No caso do Brasil, na caixinha de Pandora ficaram algumas esperanças que acho precisamos libertar. Uma delas é a enorme energia política que a história política brasileira demonstrou ao conceber a ação estatal como fundamental para a mudança social. Nem todos os países passaram por uma experiência de reconhecer as capacidades do Estado como elemento central da vida pública. Não é a toa que esse tema está no centro da disputa política desde a década de 1930 - e não estou me referindo à Era Vargas, mas da disputa por separar desenvolvimento de crescimento econômico e que sempre opôs os mensageiros do mercado (Gudin, Bulhões, Delfim, Campos, nos anos 40/70; P. Arida, A. L. Resende, G. Franco, no período neoliberal) dos mensageiros da sociedade nacional (Simonsen, Furtado, I. Rangel, Rômulo de Almeida ? nos anos 40/70; L. G. Belluzzo, L. Coutinho, Ricardo Carneiro, Márcio Pochmann, Bresser-Pereira, Ricardo Bielschowsky, no período novo-desenvolvimentista).

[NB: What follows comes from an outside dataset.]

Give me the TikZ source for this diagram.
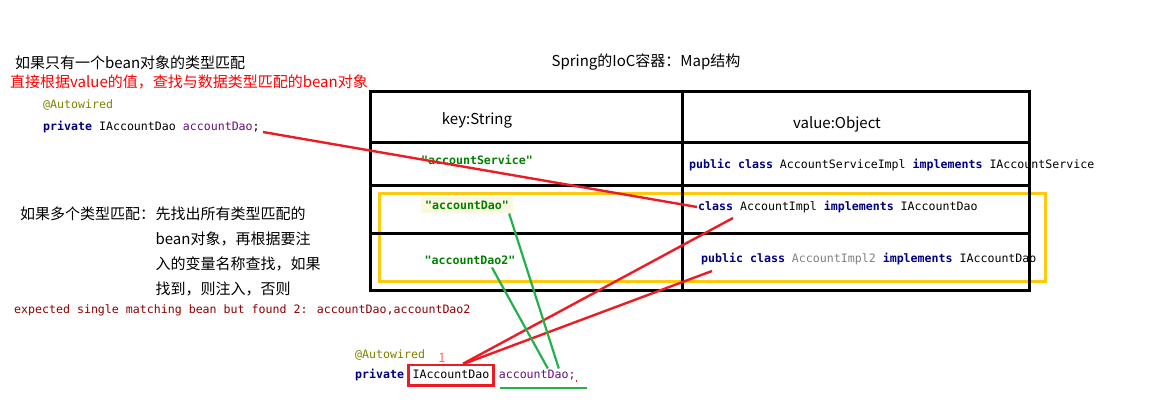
\documentclass[tikz,border=0pt]{standalone}
\usepackage{fontspec}
\setmainfont{Noto Sans CJK SC}
\newfontfamily\codefont{DejaVu Sans Mono}
\usetikzlibrary{positioning}
\definecolor{kwblue}{HTML}{000080}
\definecolor{annot}{HTML}{808000}
\definecolor{fieldc}{HTML}{660E7A}
\definecolor{strgreen}{HTML}{008000}
\definecolor{strbg}{HTML}{FBF8E1}
\definecolor{implgray}{HTML}{808080}
\definecolor{pred}{HTML}{ED1C24}
\definecolor{pgreen}{HTML}{22B14C}
\definecolor{pgold}{HTML}{FFC90E}
\definecolor{errred}{HTML}{8B0000}
\definecolor{onered}{HTML}{FF6A4D}
\newcommand{\kw}[1]{{\color{kwblue}\bfseries #1}}
\tikzstyle{cjktxt}=[inner sep=0pt,anchor=west,font=\fontsize{15}{25}\selectfont]
\tikzstyle{src}=[inner sep=0pt,anchor=west,font=\codefont\fontsize{11.6}{14}\selectfont]
\tikzstyle{keystr}=[src,anchor=center,text=strgreen,font=\codefont\fontsize{11.6}{14}\selectfont\bfseries]
\tikzstyle{tbl}=[line width=3pt]
\tikzstyle{redl}=[draw=pred,line width=2.4pt]
\tikzstyle{greenl}=[draw=pgreen,line width=2.2pt]

\begin{document}
\begin{tikzpicture}[x=1pt,y=-1pt]
  \useasboundingbox (0,0) rectangle (1153,409);
  % notes on the left
  \node[cjktxt] (single) at (15,63) {如果只有一个bean对象的类型匹配};
  \node[cjktxt,text=red] (direct) at (10,82) {直接根据value的值，查找与数据类型匹配的bean对象};
  \node[src,text=annot] (anno1) at (43,105) {@Autowired};
  \node[src] (field1) at (43,127) {\kw{private} IAccountDao {\color{fieldc}accountDao};};
  \node[cjktxt] (multi) at (20,214) {如果多个类型匹配：};
  \node[cjktxt,anchor=north west,align=left] (rule) at (multi.north east) {先找出所有类型匹配的\\bean对象，再根据要注\\入的变量名称查找，如果\\找到，则注入，否则};
  \node[src,text=errred] (err) at (14,310) {expected single matching bean but found 2: accountDao,accountDao2};
  % the map
  \node[cjktxt,anchor=center] (title) at (646,62) {Spring的IoC容器：Map结构};
  \draw[draw=pgold,line width=3pt] (379,193) rectangle (1045,281);
  \draw[tbl] (370,92) rectangle (1029,290);
  \draw[tbl] (682,92) -- (682,290);
  \foreach \y in {142,185,233} \draw[tbl] (370,\y) -- (1029,\y);
  \node[cjktxt,anchor=center] (keyh) at (477,120) {key:String};
  \node[cjktxt,anchor=center] (valh) at (837,124) {value:Object};
  \node[keystr] (k1) at (477,160) {"accountService"};
  \node[src] (v1) at (689,165) {\kw{public} \kw{class} AccountServiceImpl \kw{implements} IAccountService};
  \node[keystr,fill=strbg,inner xsep=4pt,inner ysep=4pt] (k2) at (467,205) {"accountDao"};
  \node[src] (v2) at (698,207) {\kw{class} AccountImpl \kw{implements} IAccountDao};
  \node[keystr] (k3) at (470,260) {"accountDao2"};
  \node[src] (v3) at (701,259) {\kw{public} \kw{class} {\color{implgray}AccountImpl2} \kw{implements} IAccountDao};
  % the field to inject
  \node[src,text=annot] (anno2) at (355,355) {@Autowired};
  \node[src] (priv2) at (355,375) {\kw{private}};
  \node[src,draw=pred,line width=2.5pt,inner xsep=4pt,inner ysep=4.5pt,text height=9pt,text depth=2.5pt,base right=3pt of priv2] (itype) {IAccountDao};
  \node[src,base right=4pt of itype] (fld2) {\color{fieldc}accountDao;};
  \node[inner sep=0pt,text=onered,font=\fontsize{13}{13}\selectfont] (one) at (442,358) {1};
  \coordinate (ra) at (733,218);
  \coordinate (rb) at (712,271);
  \draw[redl] ([xshift=3pt,yshift=-5pt]field1.east) -- ([xshift=-1pt]v2.west);
  \draw[redl] ([xshift=12pt]itype.north) -- (ra);
  \draw[redl] ([xshift=13pt]itype.north) -- (rb);
  \draw[greenl] ([xshift=-4pt]k2.south east) -- ([xshift=-17pt,yshift=10pt]fld2.base east);
  \draw[greenl] ([xshift=22pt,yshift=-3pt]k3.south) -- ([xshift=-28pt,yshift=10pt]fld2.base east);
  \draw[greenl] ([xshift=1pt,yshift=-9.5pt]fld2.base west) -- ([xshift=11pt,yshift=-9.5pt]fld2.base east);
  \fill[pred] (575.5,380) rectangle (577,382);
\end{tikzpicture}
\end{document}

A segunda, que pode parecer inicialmente contraditória, é reconhecer que a energia do nacional-desenvolvimentismo sob o modelo autoritário pós-64 foi responsável pela produção de uma nova onda de pobreza e de formas violentas de desigualdade, talvez superiores aquelas que herdamos da herança colonial mercantilexportadora. Mas, se uma vez usamos os recursos públicos e a energia nacional em direção pervertida, é possível retomá-la em outra direção porque temos essa técnica. Essa pode ser uma boa explicação para a cólera da direita brasileira para desqualificar o papel do Estado ? estamos novamente às voltas com os mensageiros do mercado, que dizem com clareza que é preciso ?destruir tudo que está aí?.

Portanto, o desafio é exatamente no campo da luta cultural, como a direita não cansa de dizer, porque temos que recuperar uma visão de política ? e não de Mercado ? que está na nossa tradição, mas sob fortíssima e furioso ataque.